• _Given entries_
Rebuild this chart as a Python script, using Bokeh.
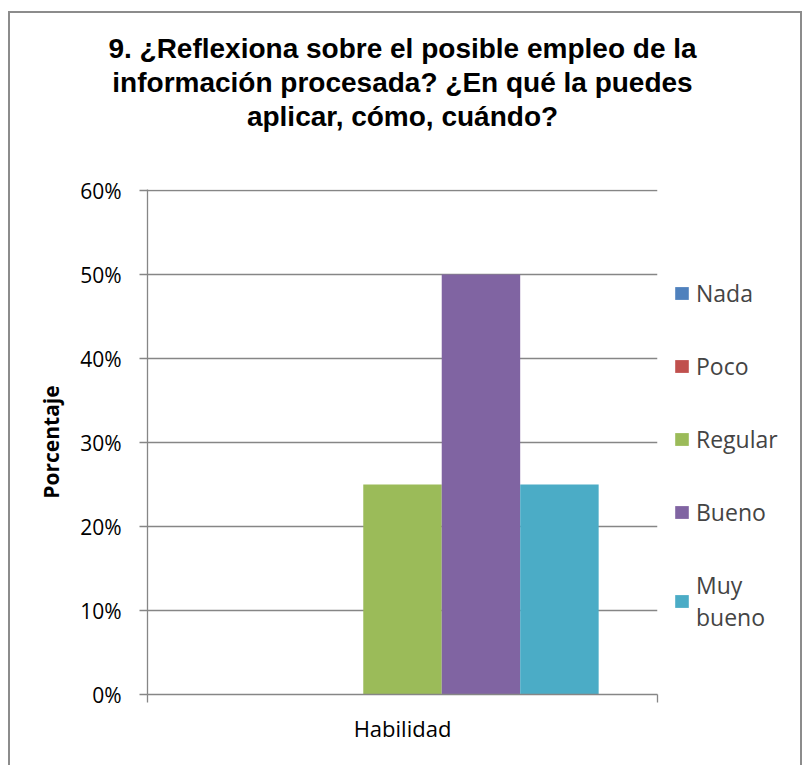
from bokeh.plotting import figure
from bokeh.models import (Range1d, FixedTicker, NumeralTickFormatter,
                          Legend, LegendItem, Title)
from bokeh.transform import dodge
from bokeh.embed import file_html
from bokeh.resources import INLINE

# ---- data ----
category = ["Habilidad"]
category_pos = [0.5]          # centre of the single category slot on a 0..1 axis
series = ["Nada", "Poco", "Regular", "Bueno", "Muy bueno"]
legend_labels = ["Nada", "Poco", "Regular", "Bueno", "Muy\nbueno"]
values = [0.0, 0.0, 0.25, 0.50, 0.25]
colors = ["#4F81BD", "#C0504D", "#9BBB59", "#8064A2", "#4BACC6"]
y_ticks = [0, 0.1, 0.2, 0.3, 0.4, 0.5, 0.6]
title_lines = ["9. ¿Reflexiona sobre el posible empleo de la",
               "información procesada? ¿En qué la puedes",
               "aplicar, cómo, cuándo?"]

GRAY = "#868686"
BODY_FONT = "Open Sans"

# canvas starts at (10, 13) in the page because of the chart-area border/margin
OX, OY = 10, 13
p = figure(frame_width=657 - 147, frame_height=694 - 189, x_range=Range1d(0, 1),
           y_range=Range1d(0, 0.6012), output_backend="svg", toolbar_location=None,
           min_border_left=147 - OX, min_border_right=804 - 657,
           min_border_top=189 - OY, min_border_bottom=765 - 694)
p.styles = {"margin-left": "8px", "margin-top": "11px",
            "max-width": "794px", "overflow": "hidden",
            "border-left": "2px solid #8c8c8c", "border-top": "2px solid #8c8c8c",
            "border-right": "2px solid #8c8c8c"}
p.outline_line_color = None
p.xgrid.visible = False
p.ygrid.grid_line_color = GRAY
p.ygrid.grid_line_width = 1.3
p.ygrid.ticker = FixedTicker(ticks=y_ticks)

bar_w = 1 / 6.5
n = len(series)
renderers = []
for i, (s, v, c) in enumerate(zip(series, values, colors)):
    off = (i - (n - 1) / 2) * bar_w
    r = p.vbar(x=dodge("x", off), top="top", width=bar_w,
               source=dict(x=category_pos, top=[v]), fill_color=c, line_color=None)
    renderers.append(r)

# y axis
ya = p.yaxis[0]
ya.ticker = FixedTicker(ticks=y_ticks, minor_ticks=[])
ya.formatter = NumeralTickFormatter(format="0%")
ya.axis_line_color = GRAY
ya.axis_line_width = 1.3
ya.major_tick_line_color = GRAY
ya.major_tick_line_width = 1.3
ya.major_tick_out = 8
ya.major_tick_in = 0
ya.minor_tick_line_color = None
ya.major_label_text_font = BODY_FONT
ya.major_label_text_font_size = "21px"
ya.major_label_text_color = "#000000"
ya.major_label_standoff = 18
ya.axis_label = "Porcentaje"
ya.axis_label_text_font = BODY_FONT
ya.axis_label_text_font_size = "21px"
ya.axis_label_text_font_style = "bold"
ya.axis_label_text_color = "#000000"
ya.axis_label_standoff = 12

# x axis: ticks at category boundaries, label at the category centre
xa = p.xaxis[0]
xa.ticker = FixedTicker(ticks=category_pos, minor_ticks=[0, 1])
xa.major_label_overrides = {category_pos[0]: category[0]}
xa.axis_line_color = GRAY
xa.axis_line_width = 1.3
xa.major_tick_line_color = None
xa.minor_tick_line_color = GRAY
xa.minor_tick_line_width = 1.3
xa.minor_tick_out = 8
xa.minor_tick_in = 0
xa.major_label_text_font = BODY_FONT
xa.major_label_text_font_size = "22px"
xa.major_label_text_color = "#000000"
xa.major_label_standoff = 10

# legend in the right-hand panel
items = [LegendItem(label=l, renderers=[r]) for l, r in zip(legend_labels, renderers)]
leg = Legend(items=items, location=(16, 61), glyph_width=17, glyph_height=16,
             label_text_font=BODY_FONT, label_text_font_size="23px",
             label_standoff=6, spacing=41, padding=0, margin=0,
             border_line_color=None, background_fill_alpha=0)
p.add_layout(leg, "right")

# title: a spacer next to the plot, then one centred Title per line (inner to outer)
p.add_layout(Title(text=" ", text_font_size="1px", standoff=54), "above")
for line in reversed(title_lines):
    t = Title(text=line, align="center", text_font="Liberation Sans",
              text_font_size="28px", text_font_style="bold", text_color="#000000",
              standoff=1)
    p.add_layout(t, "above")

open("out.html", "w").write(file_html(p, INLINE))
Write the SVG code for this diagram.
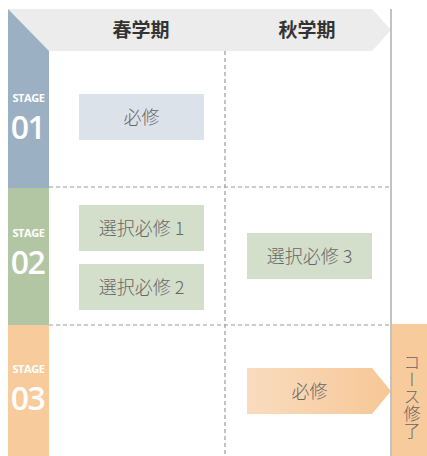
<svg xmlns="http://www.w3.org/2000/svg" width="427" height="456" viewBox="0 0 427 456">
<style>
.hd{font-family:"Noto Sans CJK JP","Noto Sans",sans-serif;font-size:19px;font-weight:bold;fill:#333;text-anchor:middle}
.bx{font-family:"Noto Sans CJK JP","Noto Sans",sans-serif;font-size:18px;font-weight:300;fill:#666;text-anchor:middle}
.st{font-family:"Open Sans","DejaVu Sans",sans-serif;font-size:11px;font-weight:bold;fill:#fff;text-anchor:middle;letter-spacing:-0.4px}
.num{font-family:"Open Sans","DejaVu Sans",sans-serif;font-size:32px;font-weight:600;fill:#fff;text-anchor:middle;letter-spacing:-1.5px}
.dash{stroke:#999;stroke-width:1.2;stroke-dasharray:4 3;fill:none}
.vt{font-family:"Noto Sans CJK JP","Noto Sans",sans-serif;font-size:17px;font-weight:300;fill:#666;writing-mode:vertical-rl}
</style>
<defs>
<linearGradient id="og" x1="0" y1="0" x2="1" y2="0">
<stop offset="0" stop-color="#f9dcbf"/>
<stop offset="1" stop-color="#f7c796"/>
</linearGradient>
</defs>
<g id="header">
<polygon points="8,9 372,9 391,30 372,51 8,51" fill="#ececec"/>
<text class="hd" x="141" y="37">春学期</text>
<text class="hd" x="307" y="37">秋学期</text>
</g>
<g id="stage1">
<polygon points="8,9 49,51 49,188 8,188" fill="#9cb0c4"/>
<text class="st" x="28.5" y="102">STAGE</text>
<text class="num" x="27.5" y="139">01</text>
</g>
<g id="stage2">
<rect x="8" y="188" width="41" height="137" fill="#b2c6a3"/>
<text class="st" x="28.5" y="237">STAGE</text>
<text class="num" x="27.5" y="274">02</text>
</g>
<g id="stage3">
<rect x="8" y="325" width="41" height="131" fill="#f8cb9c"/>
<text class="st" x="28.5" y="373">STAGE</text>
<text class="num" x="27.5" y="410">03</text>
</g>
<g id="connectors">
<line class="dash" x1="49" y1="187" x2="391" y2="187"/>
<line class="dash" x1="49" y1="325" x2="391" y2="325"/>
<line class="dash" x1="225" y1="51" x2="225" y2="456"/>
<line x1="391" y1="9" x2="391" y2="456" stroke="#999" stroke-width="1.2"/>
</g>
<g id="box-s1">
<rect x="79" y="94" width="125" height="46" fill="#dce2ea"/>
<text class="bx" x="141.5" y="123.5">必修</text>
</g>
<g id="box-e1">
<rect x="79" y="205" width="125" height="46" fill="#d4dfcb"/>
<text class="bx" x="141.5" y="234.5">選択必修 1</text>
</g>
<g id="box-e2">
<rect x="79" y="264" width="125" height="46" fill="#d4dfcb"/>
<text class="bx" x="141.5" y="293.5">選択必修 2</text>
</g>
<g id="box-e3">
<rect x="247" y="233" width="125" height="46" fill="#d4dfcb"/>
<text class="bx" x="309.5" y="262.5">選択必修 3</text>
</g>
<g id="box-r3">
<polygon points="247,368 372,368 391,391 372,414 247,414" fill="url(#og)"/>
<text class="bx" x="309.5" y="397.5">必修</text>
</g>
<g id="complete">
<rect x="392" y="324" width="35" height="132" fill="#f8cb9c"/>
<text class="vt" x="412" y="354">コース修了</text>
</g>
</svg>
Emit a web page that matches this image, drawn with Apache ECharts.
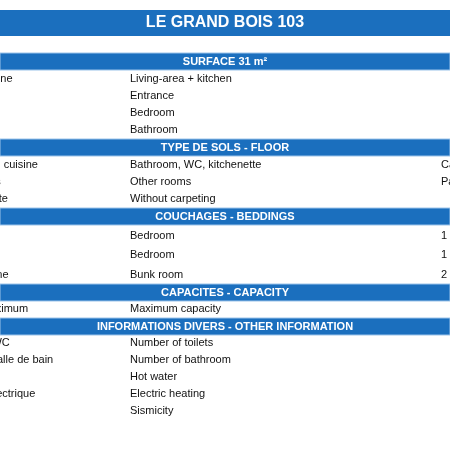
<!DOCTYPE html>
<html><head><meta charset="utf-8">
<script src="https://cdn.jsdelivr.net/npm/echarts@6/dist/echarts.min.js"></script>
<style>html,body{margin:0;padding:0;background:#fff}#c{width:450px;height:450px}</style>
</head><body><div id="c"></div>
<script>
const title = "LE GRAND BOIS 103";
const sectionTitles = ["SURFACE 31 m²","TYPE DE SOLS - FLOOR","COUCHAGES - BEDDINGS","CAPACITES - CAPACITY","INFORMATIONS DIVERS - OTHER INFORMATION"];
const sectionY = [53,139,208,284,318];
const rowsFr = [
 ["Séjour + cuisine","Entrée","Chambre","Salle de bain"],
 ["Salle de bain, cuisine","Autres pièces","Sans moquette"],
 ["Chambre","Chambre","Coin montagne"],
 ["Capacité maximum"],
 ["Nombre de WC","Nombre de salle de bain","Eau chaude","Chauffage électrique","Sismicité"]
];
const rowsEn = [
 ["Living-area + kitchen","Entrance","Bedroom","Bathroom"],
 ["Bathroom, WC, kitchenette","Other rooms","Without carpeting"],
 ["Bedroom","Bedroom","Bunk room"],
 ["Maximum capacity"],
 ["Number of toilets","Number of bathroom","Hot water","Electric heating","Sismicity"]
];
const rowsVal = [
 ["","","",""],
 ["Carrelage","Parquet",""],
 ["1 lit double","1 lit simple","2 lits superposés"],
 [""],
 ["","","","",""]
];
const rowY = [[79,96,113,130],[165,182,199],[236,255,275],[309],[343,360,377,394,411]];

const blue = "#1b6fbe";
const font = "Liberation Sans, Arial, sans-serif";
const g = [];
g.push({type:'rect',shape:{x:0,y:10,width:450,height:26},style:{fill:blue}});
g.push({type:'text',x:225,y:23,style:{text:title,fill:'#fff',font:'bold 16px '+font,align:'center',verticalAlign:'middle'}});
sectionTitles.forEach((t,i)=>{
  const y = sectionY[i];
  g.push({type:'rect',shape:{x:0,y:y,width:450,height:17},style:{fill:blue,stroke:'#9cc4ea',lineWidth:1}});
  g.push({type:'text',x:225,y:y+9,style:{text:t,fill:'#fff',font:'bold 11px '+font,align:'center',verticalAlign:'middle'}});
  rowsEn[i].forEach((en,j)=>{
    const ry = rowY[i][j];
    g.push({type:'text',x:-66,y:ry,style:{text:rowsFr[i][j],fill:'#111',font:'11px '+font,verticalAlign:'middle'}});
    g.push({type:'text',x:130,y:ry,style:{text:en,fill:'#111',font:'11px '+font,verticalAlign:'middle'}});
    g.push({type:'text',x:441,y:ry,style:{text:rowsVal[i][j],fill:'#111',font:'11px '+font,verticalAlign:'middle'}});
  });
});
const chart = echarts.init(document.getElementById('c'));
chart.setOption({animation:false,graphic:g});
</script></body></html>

• _Task statement_
Please reproduce, word for word, every line from the first line of the records above through the line containing "from bokeh.resources import INLINE", and leave out the pictures.

• _Written response_
Rebuild this chart as a Python script, using Bokeh.
from bokeh.plotting import figure
from bokeh.models import (Range1d, FixedTicker, NumeralTickFormatter,
                          Legend, LegendItem, Title)
from bokeh.transform import dodge
from bokeh.embed import file_html
from bokeh.resources import INLINE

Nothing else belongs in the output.